Another thing that clearly wasn’t a surprise is that they didn’t pay for music because they could get it for free.

This stuff seemed surprising to many and the coverage of this report from an intern has been hot and heavy. But couldn’t you have found out the same thing if you’d simply asked a question on Facebook, which is frequented by 15-year-old kids?

It seems that even in trying to determine how kids use media, the method used wasn’t a new method but the old traditional one of writing a report. One that, in this case, was backed by a few conversations with friends and yet got the visibility of legitimate study.

Let’s talk about using and misusing social media.

The Social Media Opportunity

Social Media like Facebook and Twitter allow you to access millions of existing and potential customers. You can even segment them into groups surrounding a particular demographic. Unlike traditional studies, either online or paper-based, you can sample them regularly, test ideas, and possibly form better solutions.

Done right, the proper use of these tools could go a long way toward building products that not only better targeted their focused demographic but came to market with a line of customers who could hardly wait to buy it. And even after the purchase there’s the potential for them to become product advocates who defend the product against competitive offerings and talk their friends into purchasing it.

But, to make this work, you have to understand that Social Media is just that – at the core it is “Social,” it isn’t a funnel that you can use to fill folks’ brains up with ads and promotions. Nor is it a way to simply pound an audience into the ground with the company line.

Using Social Media

Think of social media as a proxy for a neighborhood party, class reunion, or other social gathering. You wouldn’t go to one of these things (at least I hope you wouldn’t) with the idea of pitching products to everyone you meet.

Granted we probably all know people who do that and have learned to run for cover if the words “life insurance” or Amway are mentioned in a social setting. But in general the goal is to mingle, share thoughts, and have a good time.

This last is important because you can actually do an ad at a party if the ad is funny and entertaining. But what works is the “funny and entertaining” thing, not the desire to get some poor sap to separate from their money.

That means the achievable goal is not pushing products successfully, at least not at first, but on building and maintaining a trusted relationship. Once trust is established, as long as you don’t breach that trust, the medium can be used to move products but only if you use it strategically and don’t over sell.

Next Page: Voice of the Customer Power

Building Customer Loyalty

Not all of us want to chat with every vendor we have for the stuff around the home, let alone the number of products I interface with at work. However, being in touch with a few key vendors would not only be acceptable, it could be helpful if I could influence product design or learn of unique l promotions to save money.

But to get there, the company has to first build trust and not immediately look like all they are interested in doing is mining my pocket to make their quarterly numbers. More important, before you can really engage me, you need to do a little work to find out who I am and at the very least get my name right. To do this the focus has to be on quality not quantity, unless the population is relatively small.

This suggests a proxy model, one where a few relevant customers become proxies for their peers and help guide both the conversation and future product developments.

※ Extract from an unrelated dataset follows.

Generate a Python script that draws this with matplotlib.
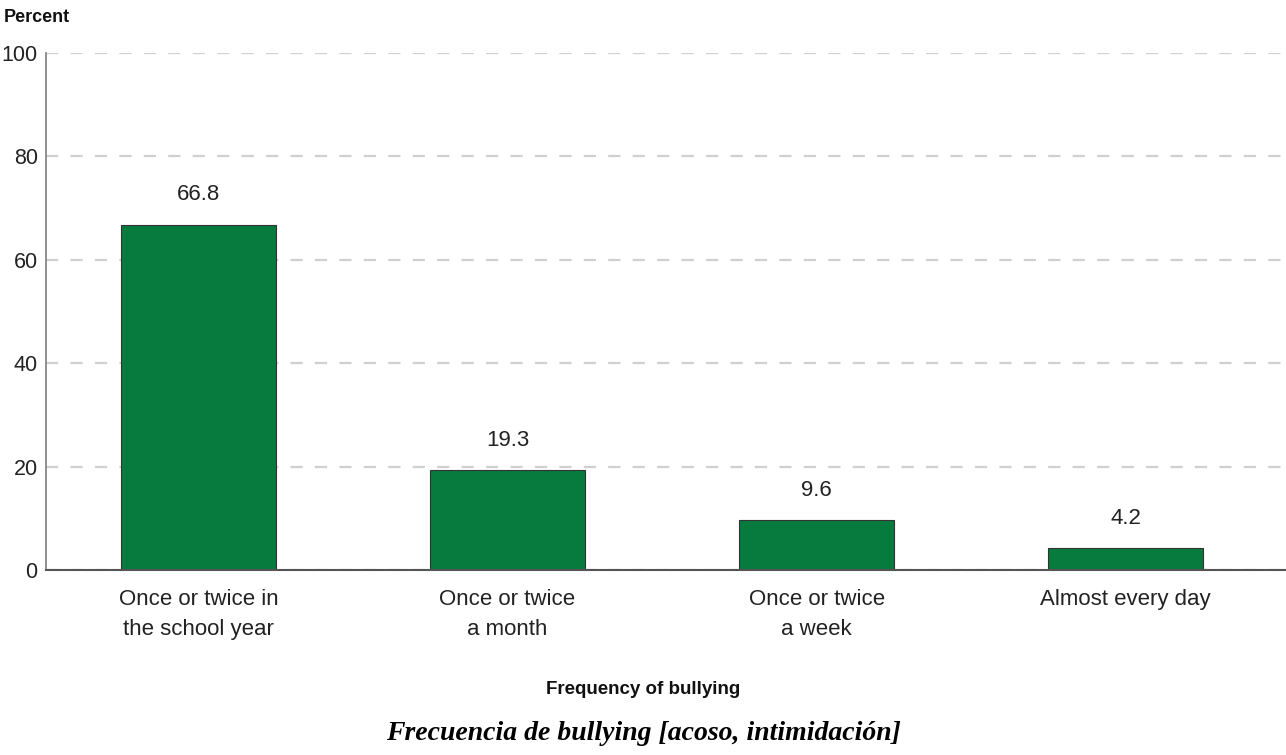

In effect, much like it is in market studies, you establish a core group of people who represent the larger population, make sure they are representative of their related segment, and use them to help model your world.

It strikes me that care should be taken to make sure the hard connection between these folks and both the product and version they are using is maintained. Otherwise their feedback may cause bad decisions.

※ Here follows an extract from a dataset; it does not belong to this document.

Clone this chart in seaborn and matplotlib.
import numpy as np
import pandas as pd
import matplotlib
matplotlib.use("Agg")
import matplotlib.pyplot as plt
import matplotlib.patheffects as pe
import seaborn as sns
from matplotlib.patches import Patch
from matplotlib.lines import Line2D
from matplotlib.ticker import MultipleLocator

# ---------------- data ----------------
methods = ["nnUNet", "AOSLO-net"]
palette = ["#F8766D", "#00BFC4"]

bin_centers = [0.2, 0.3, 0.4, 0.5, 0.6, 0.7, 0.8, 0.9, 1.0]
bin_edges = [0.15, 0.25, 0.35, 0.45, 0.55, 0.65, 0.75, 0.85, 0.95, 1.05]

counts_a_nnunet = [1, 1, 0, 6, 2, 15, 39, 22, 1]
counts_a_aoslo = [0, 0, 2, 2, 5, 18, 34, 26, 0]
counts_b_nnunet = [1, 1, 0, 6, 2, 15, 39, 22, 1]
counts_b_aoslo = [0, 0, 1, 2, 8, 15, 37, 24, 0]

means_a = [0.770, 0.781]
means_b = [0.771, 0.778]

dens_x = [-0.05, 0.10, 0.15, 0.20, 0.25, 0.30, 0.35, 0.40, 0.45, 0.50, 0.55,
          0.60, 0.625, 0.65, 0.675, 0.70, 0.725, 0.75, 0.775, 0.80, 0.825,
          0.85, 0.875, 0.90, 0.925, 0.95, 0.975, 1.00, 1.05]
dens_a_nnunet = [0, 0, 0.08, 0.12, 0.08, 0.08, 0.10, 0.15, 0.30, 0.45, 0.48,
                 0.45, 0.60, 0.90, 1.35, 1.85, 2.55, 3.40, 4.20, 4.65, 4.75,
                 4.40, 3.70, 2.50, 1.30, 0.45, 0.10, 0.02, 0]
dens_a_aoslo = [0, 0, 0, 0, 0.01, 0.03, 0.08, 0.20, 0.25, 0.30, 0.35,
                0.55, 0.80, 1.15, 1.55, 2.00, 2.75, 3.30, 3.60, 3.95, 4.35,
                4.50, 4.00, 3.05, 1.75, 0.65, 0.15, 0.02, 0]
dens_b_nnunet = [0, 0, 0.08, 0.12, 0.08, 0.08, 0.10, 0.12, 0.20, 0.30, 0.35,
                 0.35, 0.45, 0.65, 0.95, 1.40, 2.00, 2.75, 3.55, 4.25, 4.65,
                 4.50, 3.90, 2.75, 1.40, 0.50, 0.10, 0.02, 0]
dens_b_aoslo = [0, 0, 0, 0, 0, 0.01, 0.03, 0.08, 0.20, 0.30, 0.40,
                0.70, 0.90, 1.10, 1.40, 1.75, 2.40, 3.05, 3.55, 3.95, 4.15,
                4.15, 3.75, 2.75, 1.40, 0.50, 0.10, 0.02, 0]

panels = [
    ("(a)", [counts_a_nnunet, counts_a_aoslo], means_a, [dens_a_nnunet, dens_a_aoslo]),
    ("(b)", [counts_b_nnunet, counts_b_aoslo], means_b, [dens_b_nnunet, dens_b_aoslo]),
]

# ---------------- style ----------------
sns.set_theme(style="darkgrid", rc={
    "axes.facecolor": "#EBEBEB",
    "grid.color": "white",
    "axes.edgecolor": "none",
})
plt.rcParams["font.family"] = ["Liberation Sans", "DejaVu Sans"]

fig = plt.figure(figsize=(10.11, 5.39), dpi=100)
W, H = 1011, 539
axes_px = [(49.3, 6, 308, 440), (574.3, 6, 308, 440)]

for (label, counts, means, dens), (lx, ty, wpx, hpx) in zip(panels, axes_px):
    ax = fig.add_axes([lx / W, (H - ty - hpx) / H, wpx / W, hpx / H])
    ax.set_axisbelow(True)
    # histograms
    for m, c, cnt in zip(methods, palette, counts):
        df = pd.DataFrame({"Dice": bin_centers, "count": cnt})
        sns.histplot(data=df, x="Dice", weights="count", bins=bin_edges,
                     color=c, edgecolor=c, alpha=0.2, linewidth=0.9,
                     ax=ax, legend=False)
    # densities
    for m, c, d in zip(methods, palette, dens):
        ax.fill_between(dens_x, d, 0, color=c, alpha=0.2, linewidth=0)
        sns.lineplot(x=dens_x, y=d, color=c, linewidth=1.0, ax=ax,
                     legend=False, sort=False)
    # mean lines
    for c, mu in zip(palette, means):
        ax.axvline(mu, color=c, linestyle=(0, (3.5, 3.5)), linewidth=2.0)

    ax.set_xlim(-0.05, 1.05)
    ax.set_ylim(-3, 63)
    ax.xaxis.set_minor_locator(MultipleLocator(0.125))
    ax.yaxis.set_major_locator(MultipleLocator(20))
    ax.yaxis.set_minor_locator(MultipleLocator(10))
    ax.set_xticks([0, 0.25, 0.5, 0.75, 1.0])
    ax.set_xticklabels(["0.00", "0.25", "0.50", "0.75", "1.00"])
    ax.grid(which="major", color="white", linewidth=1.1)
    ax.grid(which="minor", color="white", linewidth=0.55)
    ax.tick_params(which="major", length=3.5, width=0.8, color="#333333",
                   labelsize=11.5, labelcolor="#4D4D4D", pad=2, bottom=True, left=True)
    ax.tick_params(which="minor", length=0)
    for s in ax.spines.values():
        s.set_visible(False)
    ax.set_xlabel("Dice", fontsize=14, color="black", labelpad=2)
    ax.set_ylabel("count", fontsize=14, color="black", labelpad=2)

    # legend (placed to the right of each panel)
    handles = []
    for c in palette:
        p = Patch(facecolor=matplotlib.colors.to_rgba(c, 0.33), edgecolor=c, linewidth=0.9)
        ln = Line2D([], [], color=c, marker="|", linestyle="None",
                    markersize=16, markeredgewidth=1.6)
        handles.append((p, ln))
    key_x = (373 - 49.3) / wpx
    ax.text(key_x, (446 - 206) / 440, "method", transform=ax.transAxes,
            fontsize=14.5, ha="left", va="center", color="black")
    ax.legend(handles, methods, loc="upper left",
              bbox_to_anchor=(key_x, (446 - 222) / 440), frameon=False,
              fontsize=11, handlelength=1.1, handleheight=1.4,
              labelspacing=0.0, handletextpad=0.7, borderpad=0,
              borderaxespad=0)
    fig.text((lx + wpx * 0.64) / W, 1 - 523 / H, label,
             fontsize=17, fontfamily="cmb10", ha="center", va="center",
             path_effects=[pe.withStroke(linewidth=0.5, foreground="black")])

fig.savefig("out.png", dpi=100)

Voice of the Customer Power

The really powerful part of this is that you actually get real customers you can site when some idiot executive wants to do something stupid. Not that this happens very often in most companies, mind you, but in those “rare” occasions that you have a clueless executive it helps to cite actual customers.

There may even be opportunities to use the tool to test the opinions of real people and possibly either prevent a bad decision or better refine a good one. In today’s world you shouldn’t have to wait to put together a focus group or full study to get a reasonable answer. If social networking is played right, you should just be able to ask for a response.

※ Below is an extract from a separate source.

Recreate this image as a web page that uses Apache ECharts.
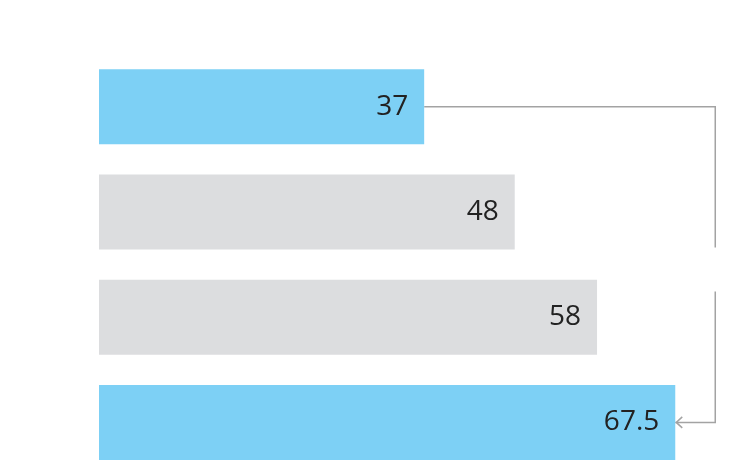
<!DOCTYPE html>
<html>
<head>
<meta charset="utf-8">
<script src="https://cdn.jsdelivr.net/npm/echarts@6/dist/echarts.min.js"></script>
<style>html,body{margin:0;padding:0;background:#fff}#c{width:751px;height:462px}</style>
</head>
<body>
<div id="c"></div>
<script>
const categories = ['A', 'B', 'C', 'D'];
const values = [37, 48, 58, 67.5];
const highlighted = [true, false, false, true];
const connectorFrom = 0;
const connectorTo = 3;

const BLUE = '#7dd0f5';
const GRAY = '#dcdddf';

const chart = echarts.init(document.getElementById('c'), null, {renderer: 'canvas'});

chart.setOption({
  animation: false,
  grid: {left: 99, width: 638, top: 54, height: 421, containLabel: false, outerBoundsMode: 'none'},
  xAxis: {
    type: 'value', min: -2.5, max: 75, startValue: -2.5,
    show: false, splitLine: {show: false}
  },
  yAxis: {
    type: 'category', data: categories, inverse: true, show: false
  },
  series: [
    {
      type: 'bar',
      data: values.map((v, i) => ({value: v, itemStyle: {color: highlighted[i] ? BLUE : GRAY}})),
      barWidth: 75,
      label: {
        show: true, position: 'insideRight', distance: 16,
        fontFamily: 'Open Sans', fontSize: 28, color: '#222',
        formatter: p => String(p.value)
      }
    },
    {
      type: 'custom',
      coordinateSystem: 'cartesian2d',
      clip: false,
      silent: true,
      data: [[values[connectorFrom], connectorFrom, values[connectorTo], connectorTo]],
      renderItem: function (params, api) {
        const a = api.coord([api.value(0), api.value(1)]);
        const b = api.coord([api.value(2), api.value(3)]);
        const xr = Math.max(a[0], b[0]) + 40;
        const mid = (a[1] + b[1]) / 2 + 5;
        const gap = 22;
        const st = {stroke: '#a3a3a3', lineWidth: 1.5, fill: null};
        return {
          type: 'group',
          children: [
            {type: 'polyline', shape: {points: [[a[0], a[1]], [xr, a[1]], [xr, mid - gap]]}, style: st},
            {type: 'polyline', shape: {points: [[xr, mid + gap], [xr, b[1]], [b[0], b[1]]]}, style: st},
            {type: 'polyline', shape: {points: [[b[0] + 7, b[1] - 5.5], [b[0] + 1, b[1]], [b[0] + 7, b[1] + 5.5]]}, style: st}
          ]
        };
      }
    }
  ]
});
</script>
</body>
</html>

Now be aware that customers do have limitations as well. Customers are people and generally better at refining an existing product than in creating a new one.

I’m convinced that if the iPhone had been described to the Apple customer base in technical terms it would have been rejected outright as too expensive, too difficult to use, and way too large. But once Jobs pitched it they got what made the product interesting and lined up to buy it.

This suggests that how things are presented has a great deal to do with how they are received. And care needs to be taken to not overly bias the sample in either direction if you want an accurate response.

Finally, and this is true of focus groups as well, this kind of thing can’t be used to the exclusion of all others.

Customer feedback is best on historical events and not on future trends. This is because they seldom know what is coming from you or others that may color their view, suggesting analysis remains a major portion of a successful social network project.

At the Beginning of Social Media

We are at the beginning of understanding how to use Social Network effectively as a company tool. What’s clear is that it is the “Social” part of the tool that is the most important.

This social aspect needs to be nurtured if the tool is to have any long-term value. Done right this could lead to better product decisions, stronger customer loyalty and advocacy, and a vastly better understanding of the changing world we all live and work in. Done wrong this becomes a drag on the brand, an eliminator of trust and business, and problem to overcome.